[What is expected] Repeat what the lines below say, word for word, and skip every image.

** start **

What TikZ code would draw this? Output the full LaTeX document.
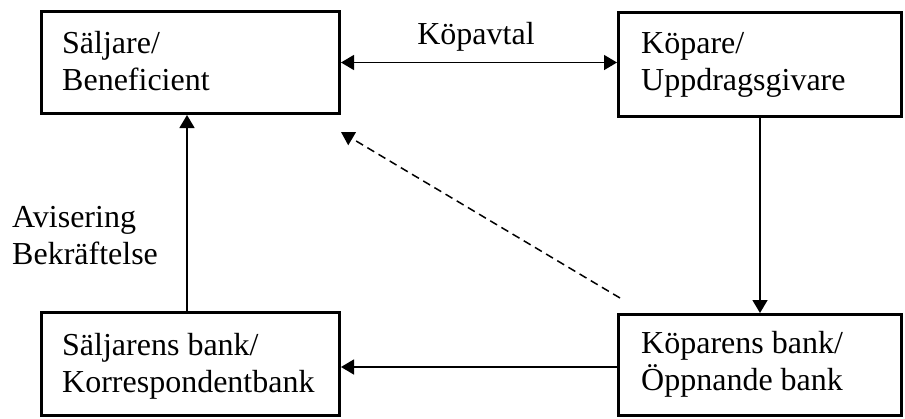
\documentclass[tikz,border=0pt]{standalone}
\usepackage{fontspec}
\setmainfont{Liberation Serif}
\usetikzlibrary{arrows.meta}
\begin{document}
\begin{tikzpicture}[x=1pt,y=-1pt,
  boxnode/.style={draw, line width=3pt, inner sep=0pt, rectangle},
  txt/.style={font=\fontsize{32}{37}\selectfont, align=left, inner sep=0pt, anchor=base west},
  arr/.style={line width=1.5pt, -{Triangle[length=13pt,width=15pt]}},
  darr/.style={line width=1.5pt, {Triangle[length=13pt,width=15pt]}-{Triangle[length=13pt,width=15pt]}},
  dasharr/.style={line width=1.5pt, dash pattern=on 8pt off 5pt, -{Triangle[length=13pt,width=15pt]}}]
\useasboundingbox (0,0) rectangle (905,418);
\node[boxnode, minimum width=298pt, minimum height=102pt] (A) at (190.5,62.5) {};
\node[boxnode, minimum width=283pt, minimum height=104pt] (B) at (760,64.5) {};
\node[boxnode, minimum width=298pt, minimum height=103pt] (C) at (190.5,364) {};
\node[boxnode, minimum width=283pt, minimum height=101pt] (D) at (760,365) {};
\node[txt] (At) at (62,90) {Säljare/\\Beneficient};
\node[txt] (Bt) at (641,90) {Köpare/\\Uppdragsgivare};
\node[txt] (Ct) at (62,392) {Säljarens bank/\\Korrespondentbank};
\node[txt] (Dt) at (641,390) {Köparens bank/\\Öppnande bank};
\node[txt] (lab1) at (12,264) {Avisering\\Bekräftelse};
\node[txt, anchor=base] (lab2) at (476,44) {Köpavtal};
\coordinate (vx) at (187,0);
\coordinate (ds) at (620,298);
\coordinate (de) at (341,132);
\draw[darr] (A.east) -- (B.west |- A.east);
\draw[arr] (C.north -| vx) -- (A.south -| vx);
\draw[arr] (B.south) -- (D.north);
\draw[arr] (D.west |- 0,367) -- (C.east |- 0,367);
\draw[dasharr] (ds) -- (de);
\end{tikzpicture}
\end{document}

** end **

[Result]
What TikZ code would draw this? Output the full LaTeX document.
\documentclass[tikz,border=0pt]{standalone}
\usepackage{fontspec}
\setmainfont{Liberation Serif}
\usetikzlibrary{arrows.meta}
\begin{document}
\begin{tikzpicture}[x=1pt,y=-1pt,
  boxnode/.style={draw, line width=3pt, inner sep=0pt, rectangle},
  txt/.style={font=\fontsize{32}{37}\selectfont, align=left, inner sep=0pt, anchor=base west},
  arr/.style={line width=1.5pt, -{Triangle[length=13pt,width=15pt]}},
  darr/.style={line width=1.5pt, {Triangle[length=13pt,width=15pt]}-{Triangle[length=13pt,width=15pt]}},
  dasharr/.style={line width=1.5pt, dash pattern=on 8pt off 5pt, -{Triangle[length=13pt,width=15pt]}}]
\useasboundingbox (0,0) rectangle (905,418);
\node[boxnode, minimum width=298pt, minimum height=102pt] (A) at (190.5,62.5) {};
\node[boxnode, minimum width=283pt, minimum height=104pt] (B) at (760,64.5) {};
\node[boxnode, minimum width=298pt, minimum height=103pt] (C) at (190.5,364) {};
\node[boxnode, minimum width=283pt, minimum height=101pt] (D) at (760,365) {};
\node[txt] (At) at (62,90) {Säljare/\\Beneficient};
\node[txt] (Bt) at (641,90) {Köpare/\\Uppdragsgivare};
\node[txt] (Ct) at (62,392) {Säljarens bank/\\Korrespondentbank};
\node[txt] (Dt) at (641,390) {Köparens bank/\\Öppnande bank};
\node[txt] (lab1) at (12,264) {Avisering\\Bekräftelse};
\node[txt, anchor=base] (lab2) at (476,44) {Köpavtal};
\coordinate (vx) at (187,0);
\coordinate (ds) at (620,298);
\coordinate (de) at (341,132);
\draw[darr] (A.east) -- (B.west |- A.east);
\draw[arr] (C.north -| vx) -- (A.south -| vx);
\draw[arr] (B.south) -- (D.north);
\draw[arr] (D.west |- 0,367) -- (C.east |- 0,367);
\draw[dasharr] (ds) -- (de);
\end{tikzpicture}
\end{document}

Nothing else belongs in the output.